Aircraft designer, Chance Vought observed that the P&W engines hit the market exactly when the Navy (and ultimately the Army) created new rules for purchasing and development of advanced air power. The Wasp was mated to existing airplanes in what Vought described as a “cobbled up job” but it was not long before aircraft designs were created expressly to include a P&W engine.

During 1928, P&W Aircraft developed a 450-hp Wasp for use by the military and increased it to 550 and 600 hp by 1933. (That same year, the military also purchased the Hornet at 700 hp and 875 hp.)

The Wasp Jr. engines designed during 1929 were favored by the makers of aircraft used on commercial airlines, beginning at 300 hp, but increasing to 425 hp by 1933.

Horsepower’s thoroughbred
In 1951 Rentschler appeared on the cover of Time magazine giving America a face to go with the name of the man at the helm of United Aircraft.
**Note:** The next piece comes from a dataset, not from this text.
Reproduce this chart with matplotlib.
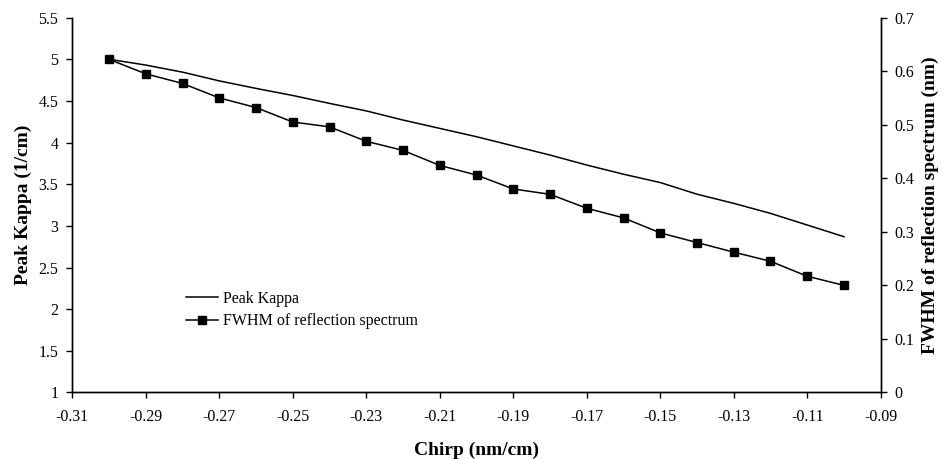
import matplotlib
matplotlib.use("Agg")
import matplotlib.pyplot as plt
from matplotlib.ticker import FormatStrFormatter, FuncFormatter

plt.rcParams['font.family'] = ['Liberation Serif', 'DejaVu Serif']

# chirp values (nm/cm)
chirp = [-0.30, -0.29, -0.28, -0.27, -0.26, -0.25, -0.24, -0.23, -0.22, -0.21, -0.20,
         -0.19, -0.18, -0.17, -0.16, -0.15, -0.14, -0.13, -0.12, -0.11, -0.10]

# peak kappa (1/cm), left axis
peak_kappa = [5.00, 4.93, 4.845, 4.74, 4.65, 4.565, 4.47, 4.38, 4.27, 4.17, 4.07,
              3.96, 3.85, 3.73, 3.62, 3.52, 3.38, 3.27, 3.15, 3.01, 2.87]

# FWHM of reflection spectrum (nm), right axis
fwhm = [0.622, 0.595, 0.577, 0.550, 0.532, 0.505, 0.496, 0.469, 0.452, 0.424, 0.406,
        0.380, 0.370, 0.344, 0.326, 0.298, 0.280, 0.262, 0.245, 0.217, 0.200]

x_ticks = [-0.31, -0.29, -0.27, -0.25, -0.23, -0.21, -0.19, -0.17, -0.15, -0.13, -0.11, -0.09]
left_ticks = [1, 1.5, 2, 2.5, 3, 3.5, 4, 4.5, 5, 5.5]
right_ticks = [0, 0.1, 0.2, 0.3, 0.4, 0.5, 0.6, 0.7]

fig = plt.figure(figsize=(9.45, 4.59), dpi=100)
ax = fig.add_axes([0.0765, 0.1449, 0.8555, 0.8168])
ax2 = ax.twinx()

l1, = ax.plot(chirp, peak_kappa, color='black', linewidth=1.1, label='Peak Kappa')
l2, = ax2.plot(chirp, fwhm, color='black', linewidth=1.1, marker='s', markersize=6,
               label='FWHM of reflection spectrum')

ax.set_xlim(-0.31, -0.09)
ax.set_ylim(1, 5.5)
ax2.set_ylim(0, 0.7)
ax.set_xticks(x_ticks)
ax.set_yticks(left_ticks)
ax2.set_yticks(right_ticks)
ax.xaxis.set_major_formatter(FormatStrFormatter('%.2f'))
gfmt = FuncFormatter(lambda v, p: '%g' % round(v, 3))
ax.yaxis.set_major_formatter(gfmt)
ax2.yaxis.set_major_formatter(gfmt)

for a in (ax, ax2):
    a.spines['top'].set_visible(False)
    a.tick_params(direction='out', length=4, width=1, labelsize=11.5, colors='black')
    for s in a.spines.values():
        s.set_linewidth(1)
ax.tick_params(axis='y', pad=6)
ax2.tick_params(axis='y', pad=6)
ax.tick_params(axis='x', pad=8)

ax.set_xlabel('Chirp (nm/cm)', fontsize=14, fontweight='bold', labelpad=12)
ax.set_ylabel('Peak Kappa (1/cm)', fontsize=14, fontweight='bold', labelpad=5)
ax2.set_ylabel('FWHM of reflection spectrum (nm)', fontsize=14, fontweight='bold', labelpad=5)

ax2.legend(handles=[l1, l2], loc='upper left', bbox_to_anchor=(0.1407, 0.271),
           frameon=False, fontsize=11.5, borderpad=0, borderaxespad=0,
           handlelength=2.0, handletextpad=0.3, labelspacing=0.4)

fig.savefig('out.png', dpi=100)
By then the Wasp engine was already famous as the power plant for world-record flights made by Charles Lindbergh, Amelia Earhart, and Wiley Post, and more importantly as a major asset which led to victory for the allies of WWII.

Five years prior to his death, and on the occasion of Pratt & Whitney Aircraft’s 25th anniversary, Rentschler wrote the words of a man who loved engines, “This first Wasp engine was a remarkable article . . . it ran as clean as a hound’s tooth, and actually was just the thoroughbred that it looked.”

No one could have said it better than the man they called “Horsepower.”